The Breathing Machine and its Collection of Uneasy Dreamers

Hospitals smell of antiseptic, cafeteria food and well-scoured bed pans. The greatest wonder of the modern world is that medical dramas have managed to convince us there’s glamor involved.

The nice cars in Doctors Only parking do help.

Smiling Choirboy was spending a lot of time in room 357, and the working theory at the nursing station was that an inheritance was involved. Grandma had had a very nice watch and a very big wedding ring, till Choirboy had slipped them in his jacket pocket to “keep them safe.”

Flirt too unskillfully with the nurses and they’ll make that sort of assumption.


Choirboy woke. He’d stayed past visiting hours, asleep in a chair, somehow missed by the nurse.

He looked at his phone. Nine past one, and the hospital was dark. Hospitals are never dark, dim at the most, but the hospital was dark. Once he’d put his phone away the only light was from grandma’s LED monitor. Blood pressure 99 over 44, pulse rate 51. A fourth number said 102, but he didn’t know what it measured.

The hallway was dark. He looked across to the nurses station, but it was dark too.

He decided this was a good chance to experiment with lucid dreaming.

He pointed his cellphone at the bed, and realized what had been missing the whole time: the rattling rasp of his grandma’s machine assisted breathing. The bed was empty. He shrugged, and, phone for flashlight, wandered into the hall, thinking a lucid dream would be an excellent place to encounter a trio of pretty young women.

But there wasn’t anyone, so when he reached the elevator he pressed the button for down. The door opened. There wasn’t any light but from the little screen that said the floor. The Coldplay song where the singer said Saint Peter wouldn’t call his name played. Choirboy decided that Coldplay had replaced soft jazz in elevators, and got depressed.

The elevator door closed. He looked at the buttons. 3, for the third floor, where he was. 2, 1, and B, for basement. But now there was a fifth button, below the others. It said, “The Breathing Machine and its Collection of Uneasy Dreamers.”
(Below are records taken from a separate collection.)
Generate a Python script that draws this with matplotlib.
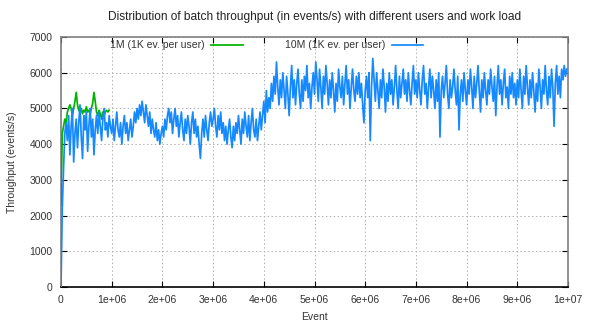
import numpy as np
import matplotlib
matplotlib.use("Agg")
import matplotlib.pyplot as plt
from matplotlib.lines import Line2D

title = "Distribution of batch throughput (in events/s) with different users and work load"
xlabel = "Event"
ylabel = "Throughput (events/s)"
label_1m = "1M (1K ev. per user)"
label_10m = "10M (1K ev. per user)"

step_blue = 25000
step_green = 25000

green_1m = [2300, 4300, 4500, 4700, 4600, 4900, 5000, 5100, 5000, 4800,
            5000, 5200, 5450, 5100, 4950, 4900, 5000, 4850, 4950, 4900,
            5050, 4900, 4950, 4850, 5000, 5150, 5450, 5200, 4900, 4800,
            4950, 4850, 4700, 4900, 4800, 4900, 4950, 4900, 4950]

blue_10m = [
    # 0 - 1e6
    0, 2200, 3300, 4300, 4600, 4100, 4800, 3700, 4500, 5000,
    3500, 4300, 4700, 3900, 4600, 5100, 4200, 3600, 4800, 4400,
    4900, 3800, 4500, 5000, 4200, 4700, 3700, 4400, 4800, 4300,
    4900, 4500, 4100, 4700, 5000, 4400, 4600, 4200, 4800, 4500,
    # 1e6 - 2e6
    4300, 4700, 4100, 4500, 4900, 4400, 4200, 4600, 4000, 4500,
    4800, 4300, 4600, 4100, 4400, 4700, 4200, 4500, 4900, 4600,
    5000, 4700, 5100, 4800, 5200, 4900, 4600, 5100, 4800, 4500,
    4900, 4300, 4700, 4400, 4200, 4600, 4100, 4400, 4000, 4300,
    # 2e6 - 3e6
    4500, 4200, 4700, 4400, 4800, 5000, 4600, 4900, 4300, 4700,
    5000, 4500, 4800, 4200, 4600, 4900, 4400, 4100, 4700, 4300,
    4800, 4500, 4000, 4600, 4900, 4300, 4700, 4200, 4500, 4000,
    3600, 4300, 4700, 4200, 4800, 4400, 4100, 4600, 4900, 4500,
    # 3e6 - 4e6
    4700, 5000, 4500, 4200, 4800, 4400, 4900, 4300, 4600, 4100,
    4500, 4000, 4400, 4700, 4200, 3900, 4500, 4100, 4600, 4300,
    4800, 4400, 4000, 4700, 4300, 4900, 4500, 4200, 4800, 4100,
    4600, 5000, 4400, 4200, 4700, 4100, 4500, 4900, 4400, 4800,
    # 4e6 - 5e6
    5200, 4600, 5500, 4900, 5300, 5000, 5700, 5200, 5900, 5400,
    6300, 5600, 5100, 5800, 5300, 6000, 5500, 5000, 5900, 5400,
    4800, 5600, 6200, 5300, 5800, 5100, 5700, 6100, 5400, 5000,
    5800, 5200, 5900, 5500, 6200, 5300, 5700, 5000, 5600, 6000,
    # 5e6 - 6e6
    5400, 6300, 5800, 5200, 6100, 5600, 5000, 5900, 5400, 6200,
    5700, 5100, 5800, 5300, 6000, 5500, 4900, 5700, 5200, 6100,
    5600, 5300, 5900, 5100, 5700, 6200, 5400, 5800, 5000, 5600,
    6100, 5500, 5200, 5900, 5400, 6000, 5300, 5700, 5100, 4600,
    # 6e6 - 7e6
    5500, 5900, 5300, 6000, 4100, 5600, 6400, 5800, 5200, 6000,
    5500, 5000, 5800, 5300, 6100, 5600, 4900, 5700, 5200, 6000,
    5400, 5800, 5100, 5600, 6200, 5500, 5000, 5900, 5300, 5700,
    6100, 5400, 5800, 5200, 6000, 5500, 5100, 5700, 6200, 5400,
    # 7e6 - 8e6
    5800, 5300, 6000, 5500, 5100, 5800, 6200, 5400, 5700, 5000,
    5600, 6100, 5300, 5900, 5500, 5000, 5800, 5200, 6000, 4200,
    5500, 5900, 5300, 5700, 6200, 5400, 5000, 5800, 5300, 5600,
    6100, 5500, 5100, 5900, 4400, 5400, 5800, 5200, 6000, 5500,
    # 8e6 - 9e6
    5100, 5800, 5400, 6100, 5600, 5000, 5900, 5300, 5700, 6200,
    5500, 4900, 5800, 5300, 6000, 5500, 5100, 5800, 5400, 6100,
    5600, 5200, 5900, 4800, 5600, 6200, 5400, 5800, 5100, 5700,
    6100, 5300, 5600, 5000, 5900, 5400, 6000, 5300, 5700, 5100,
    # 9e6 - 1e7
    5800, 5300, 6100, 5500, 5000, 5900, 5400, 6200, 5600, 5100,
    5800, 5300, 6000, 5500, 4900, 5700, 5200, 6100, 5600, 5000,
    5800, 5400, 6200, 5500, 5100, 5900, 5300, 6100, 5600, 4500,
    5700, 6200, 5400, 5900, 5300, 6100, 5800, 6200, 5900, 6100,
]

xticks = [0, 1e6, 2e6, 3e6, 4e6, 5e6, 6e6, 7e6, 8e6, 9e6, 1e7]
xticklabels = ["0", "1e+06", "2e+06", "3e+06", "4e+06", "5e+06",
               "6e+06", "7e+06", "8e+06", "9e+06", "1e+07"]
yticks = [0, 1000, 2000, 3000, 4000, 5000, 6000, 7000]

plt.rcParams['font.family'] = ['Liberation Sans', 'DejaVu Sans']
W, H = 589, 327
fig = plt.figure(figsize=(W / 100, H / 100), dpi=100)
L, R, T, B = 61, 568, 37, 287
ax = fig.add_axes([L / W, 1 - B / H, (R - L) / W, (B - T) / H])

x_green = np.arange(len(green_1m)) * step_green
x_blue = np.arange(len(blue_10m)) * step_blue
green_col = '#00b400'
blue_col = '#1589ff'
ax.plot(x_green, green_1m, color=green_col, lw=1.25, zorder=3)
ax.plot(x_blue, blue_10m, color=blue_col, lw=1.25, zorder=4)

ax.set_xlim(0, 1e7)
ax.set_ylim(0, 7000)
ax.set_xticks(xticks)
ax.set_xticklabels(xticklabels)
ax.set_yticks(yticks)
ax.tick_params(direction='in', length=4, width=0.8, top=True, right=True,
               labelsize=7.5, labelcolor='#333333', color='black', pad=6)
ax.grid(True, color='#b0b0b0', linestyle=(0, (1.5, 2.5)), linewidth=0.7)
for s in ['left', 'top', 'right']:
    ax.spines[s].set_color('#808080')
    ax.spines[s].set_linewidth(1.2)
ax.spines['bottom'].set_color('black')
ax.spines['bottom'].set_linewidth(1.2)

ax.set_xlabel(xlabel, fontsize=7.5, color='#333333', labelpad=5)
ax.set_ylabel(ylabel, fontsize=7.5, color='#333333', labelpad=9)
fig.text(((L + R) / 2) / W, 1 - 17 / H, title, ha='center', va='center',
         fontsize=8.6, color='#222222')

# gnuplot-style key
ky = 1 - 45 / H
fig.text(205 / W, ky, label_1m, ha='right', va='center', fontsize=7.5, color='#333333')
fig.add_artist(Line2D([211 / W, 243 / W], [ky, ky], color=green_col, lw=1.25))
fig.text(385 / W, ky, label_10m, ha='right', va='center', fontsize=7.5, color='#333333')
fig.add_artist(Line2D([392 / W, 423 / W], [ky, ky], color=blue_col, lw=1.25))

fig.savefig('out.png', dpi=100, facecolor='white')
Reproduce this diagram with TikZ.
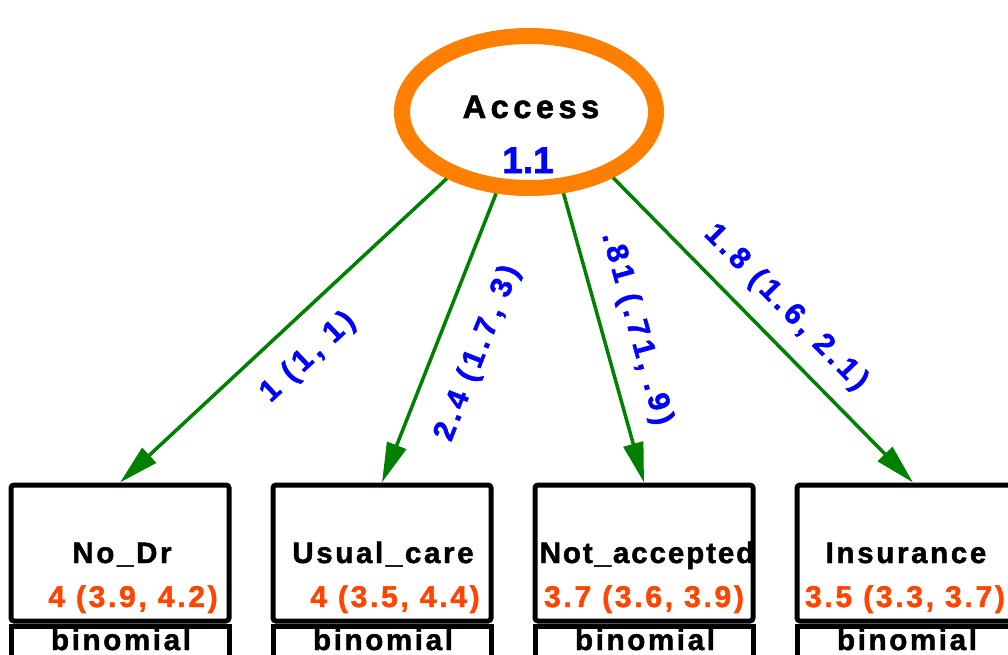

He pressed it. The elevator went down. After a long time the door opened.

He heard the rattling rasp of machine assisted breathing, louder than normal. He shone his phone. It was not one breather, but many, sleeping in hospital beds, blinking lights on IV stands, little plastic hoses full of oxygen snuggling in their noses.

The beds were in concentric circles, not rows. He found grandma in the inner-most circle. She smelled of oranges, and Choirboy knew she was dreaming of long-gone days when she had made pocket money working odd hours at the orange packing plant where her mother had been head grader.

The scent of oranges wafted away from her to the breathing machine, which squatted at the center, hoses running from it to every sleeper, like a spider in a web.

He shook grandma’s shoulder. She was non-responsive, which didn’t bother him. She was often non-responsive.

The man next to her was humming a dance tune. Dreaming about the girl he hadn’t married. His humming faded, and the breathing machine took up the tune, in pops, beeps and whistles.

He looked for a way to turn it off. It wasn’t fair that his first lucid dream should be so moody.

Grandma spoke, but it wasn’t grandma’s voice. Too pneumatic. It said, “You always knew. She has less of herself every morning. Where did you think her self was going? Even I have my price.”

Choirboy took his grandma’s pillow, and put it to the Breathing Machine’s intake tube. After five minutes it stopped beeping, and he returned to the elevator. He got out on the first floor. It was bright and full of hospitals employees. Some were young and pretty.

The clock in the lobby said it was 1:30. He strode out the doors without glancing at the visitors’ desk.

He got a burger on the way home, bothered that he hadn’t woken up yet. He washed his face, went to bed, and he put it all down to stress when they told him grandma was dead.